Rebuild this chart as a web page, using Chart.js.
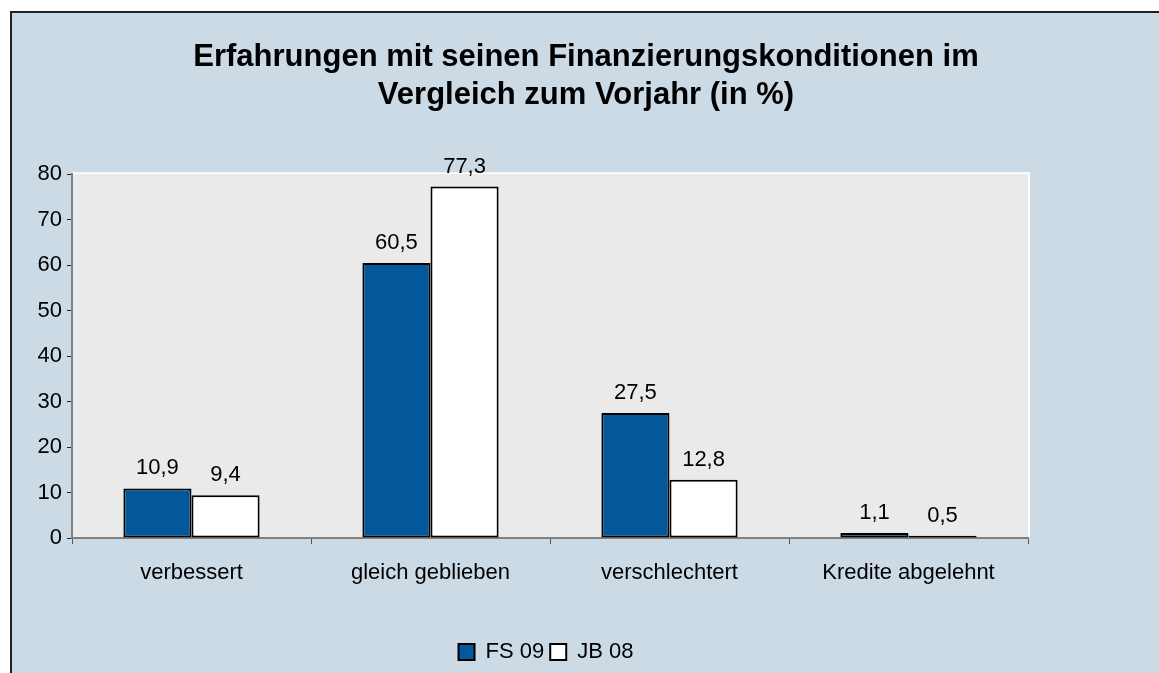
<!DOCTYPE html>
<html>
<head>
<meta charset="utf-8">
<script src="https://cdn.jsdelivr.net/npm/chart.js@4/dist/chart.umd.min.js"></script>
<style>
  body { margin: 0; background: #ffffff; }
  canvas { display: block; }
</style>
</head>
<body>
<canvas id="chart" width="1159" height="673"></canvas>
<script>
var categories = ["verbessert", "gleich geblieben", "verschlechtert", "Kredite abgelehnt"];
var fs09 = [10.9, 60.5, 27.5, 1.1];
var jb08 = [9.4, 77.3, 12.8, 0.5];
var titleLines = ["Erfahrungen mit seinen Finanzierungskonditionen im", "Vergleich zum Vorjahr (in %)"];

var fontFamily = "'Liberation Sans', Arial, sans-serif";

// frame, blue background and gray plot area
var backgroundPlugin = {
    id: 'backgroundPlugin',
    beforeDraw: function(chart) {
        var ctx = chart.ctx;
        var area = chart.chartArea;
        ctx.save();
        ctx.fillStyle = '#CCDAE6';
        ctx.fillRect(11, 12, chart.width - 11, chart.height - 12);
        ctx.strokeStyle = '#222222';
        ctx.lineWidth = 2;
        ctx.beginPath();
        ctx.moveTo(11, chart.height);
        ctx.lineTo(11, 12);
        ctx.lineTo(chart.width, 12);
        ctx.stroke();

        ctx.fillStyle = '#EAEAEA';
        ctx.fillRect(area.left, area.top, area.right - area.left, area.bottom - area.top);
        ctx.strokeStyle = '#FFFFFF';
        ctx.lineWidth = 2;
        ctx.beginPath();
        ctx.moveTo(area.left, area.top - 1);
        ctx.lineTo(area.right + 1, area.top - 1);
        ctx.lineTo(area.right + 1, area.bottom);
        ctx.stroke();
        ctx.restore();
    },
    afterLayout: function(chart) {
        // title and legend are not centred on the plot in the original
        chart.titleBlock.left += 66;
        chart.titleBlock.right += 66;
        chart.legend.left += 26;
        chart.legend.right += 26;
    }
};

// value labels above the bars
var valueLabels = {
    id: 'valueLabels',
    afterDatasetsDraw: function(chart) {
        var ctx = chart.ctx;
        ctx.save();
        ctx.font = '22px ' + fontFamily;
        ctx.fillStyle = '#000000';
        ctx.textAlign = 'center';
        ctx.textBaseline = 'alphabetic';
        chart.data.datasets.forEach(function(ds, i) {
            chart.getDatasetMeta(i).data.forEach(function(bar, j) {
                var txt = ds.data[j].toFixed(1).replace('.', ',');
                ctx.fillText(txt, bar.x, bar.y - 14);
            });
        });
        ctx.restore();
    }
};

var ctx = document.getElementById('chart');
new Chart(ctx, {
    type: 'bar',
    data: {
        labels: categories,
        datasets: [
            {
                label: 'FS 09',
                data: fs09,
                backgroundColor: '#03589B',
                borderColor: '#000000',
                borderWidth: 2,
                borderSkipped: false
            },
            {
                label: 'JB 08',
                data: jb08,
                backgroundColor: '#FFFFFF',
                borderColor: '#000000',
                borderWidth: 2,
                borderSkipped: false
            }
        ]
    },
    options: {
        responsive: false,
        animation: false,
        categoryPercentage: 0.57,
        barPercentage: 1.0,
        layout: {
            padding: { left: 12, right: 131, top: 38, bottom: 0 }
        },
        scales: {
            x: {
                offset: true,
                grid: {
                    offset: true,
                    drawOnChartArea: false,
                    tickLength: 6,
                    tickColor: '#555555'
                },
                border: { color: '#808080', width: 2 },
                ticks: {
                    color: '#000000',
                    padding: 16,
                    font: { size: 22, family: fontFamily }
                },
                afterFit: function(scale) { scale.height = 97; }
            },
            y: {
                min: 0,
                max: 80,
                grid: {
                    drawOnChartArea: false,
                    tickLength: 5,
                    tickColor: '#222222'
                },
                border: { color: '#808080', width: 2 },
                ticks: {
                    stepSize: 10,
                    color: '#000000',
                    padding: 5,
                    font: { size: 22, family: fontFamily }
                },
                afterFit: function(scale) { scale.width = 60; }
            }
        },
        plugins: {
            title: {
                display: true,
                text: titleLines,
                color: '#000000',
                font: { size: 31, weight: 'bold', family: fontFamily, lineHeight: 1.23 },
                padding: { top: 0, bottom: 60 }
            },
            legend: {
                position: 'bottom',
                labels: {
                    color: '#000000',
                    boxWidth: 16,
                    boxHeight: 16,
                    padding: 6,
                    font: { size: 22, family: fontFamily },
                    generateLabels: function(chart) {
                        return chart.data.datasets.map(function(ds, i) {
                            return {
                                text: ds.label,
                                fillStyle: ds.backgroundColor,
                                strokeStyle: '#000000',
                                lineWidth: 2,
                                fontColor: '#000000',
                                datasetIndex: i
                            };
                        });
                    }
                }
            },
            tooltip: { enabled: false }
        }
    },
    plugins: [backgroundPlugin, valueLabels]
});
</script>
</body>
</html>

==============================

STATED TASK -
Copy the whole listing above word for word but do not carry over the pictures.

OUTPUT OF THE TASK -
Rebuild this chart as a web page, using Chart.js.
<!DOCTYPE html>
<html>
<head>
<meta charset="utf-8">
<script src="https://cdn.jsdelivr.net/npm/chart.js@4/dist/chart.umd.min.js"></script>
<style>
  body { margin: 0; background: #ffffff; }
  canvas { display: block; }
</style>
</head>
<body>
<canvas id="chart" width="1159" height="673"></canvas>
<script>
var categories = ["verbessert", "gleich geblieben", "verschlechtert", "Kredite abgelehnt"];
var fs09 = [10.9, 60.5, 27.5, 1.1];
var jb08 = [9.4, 77.3, 12.8, 0.5];
var titleLines = ["Erfahrungen mit seinen Finanzierungskonditionen im", "Vergleich zum Vorjahr (in %)"];

var fontFamily = "'Liberation Sans', Arial, sans-serif";

// frame, blue background and gray plot area
var backgroundPlugin = {
    id: 'backgroundPlugin',
    beforeDraw: function(chart) {
        var ctx = chart.ctx;
        var area = chart.chartArea;
        ctx.save();
        ctx.fillStyle = '#CCDAE6';
        ctx.fillRect(11, 12, chart.width - 11, chart.height - 12);
        ctx.strokeStyle = '#222222';
        ctx.lineWidth = 2;
        ctx.beginPath();
        ctx.moveTo(11, chart.height);
        ctx.lineTo(11, 12);
        ctx.lineTo(chart.width, 12);
        ctx.stroke();

        ctx.fillStyle = '#EAEAEA';
        ctx.fillRect(area.left, area.top, area.right - area.left, area.bottom - area.top);
        ctx.strokeStyle = '#FFFFFF';
        ctx.lineWidth = 2;
        ctx.beginPath();
        ctx.moveTo(area.left, area.top - 1);
        ctx.lineTo(area.right + 1, area.top - 1);
        ctx.lineTo(area.right + 1, area.bottom);
        ctx.stroke();
        ctx.restore();
    },
    afterLayout: function(chart) {
        // title and legend are not centred on the plot in the original
        chart.titleBlock.left += 66;
        chart.titleBlock.right += 66;
        chart.legend.left += 26;
        chart.legend.right += 26;
    }
};

// value labels above the bars
var valueLabels = {
    id: 'valueLabels',
    afterDatasetsDraw: function(chart) {
        var ctx = chart.ctx;
        ctx.save();
        ctx.font = '22px ' + fontFamily;
        ctx.fillStyle = '#000000';
        ctx.textAlign = 'center';
        ctx.textBaseline = 'alphabetic';
        chart.data.datasets.forEach(function(ds, i) {
            chart.getDatasetMeta(i).data.forEach(function(bar, j) {
                var txt = ds.data[j].toFixed(1).replace('.', ',');
                ctx.fillText(txt, bar.x, bar.y - 14);
            });
        });
        ctx.restore();
    }
};

var ctx = document.getElementById('chart');
new Chart(ctx, {
    type: 'bar',
    data: {
        labels: categories,
        datasets: [
            {
                label: 'FS 09',
                data: fs09,
                backgroundColor: '#03589B',
                borderColor: '#000000',
                borderWidth: 2,
                borderSkipped: false
            },
            {
                label: 'JB 08',
                data: jb08,
                backgroundColor: '#FFFFFF',
                borderColor: '#000000',
                borderWidth: 2,
                borderSkipped: false
            }
        ]
    },
    options: {
        responsive: false,
        animation: false,
        categoryPercentage: 0.57,
        barPercentage: 1.0,
        layout: {
            padding: { left: 12, right: 131, top: 38, bottom: 0 }
        },
        scales: {
            x: {
                offset: true,
                grid: {
                    offset: true,
                    drawOnChartArea: false,
                    tickLength: 6,
                    tickColor: '#555555'
                },
                border: { color: '#808080', width: 2 },
                ticks: {
                    color: '#000000',
                    padding: 16,
                    font: { size: 22, family: fontFamily }
                },
                afterFit: function(scale) { scale.height = 97; }
            },
            y: {
                min: 0,
                max: 80,
                grid: {
                    drawOnChartArea: false,
                    tickLength: 5,
                    tickColor: '#222222'
                },
                border: { color: '#808080', width: 2 },
                ticks: {
                    stepSize: 10,
                    color: '#000000',
                    padding: 5,
                    font: { size: 22, family: fontFamily }
                },
                afterFit: function(scale) { scale.width = 60; }
            }
        },
        plugins: {
            title: {
                display: true,
                text: titleLines,
                color: '#000000',
                font: { size: 31, weight: 'bold', family: fontFamily, lineHeight: 1.23 },
                padding: { top: 0, bottom: 60 }
            },
            legend: {
                position: 'bottom',
                labels: {
                    color: '#000000',
                    boxWidth: 16,
                    boxHeight: 16,
                    padding: 6,
                    font: { size: 22, family: fontFamily },
                    generateLabels: function(chart) {
                        return chart.data.datasets.map(function(ds, i) {
                            return {
                                text: ds.label,
                                fillStyle: ds.backgroundColor,
                                strokeStyle: '#000000',
                                lineWidth: 2,
                                fontColor: '#000000',
                                datasetIndex: i
                            };
                        });
                    }
                }
            },
            tooltip: { enabled: false }
        }
    },
    plugins: [backgroundPlugin, valueLabels]
});
</script>
</body>
</html>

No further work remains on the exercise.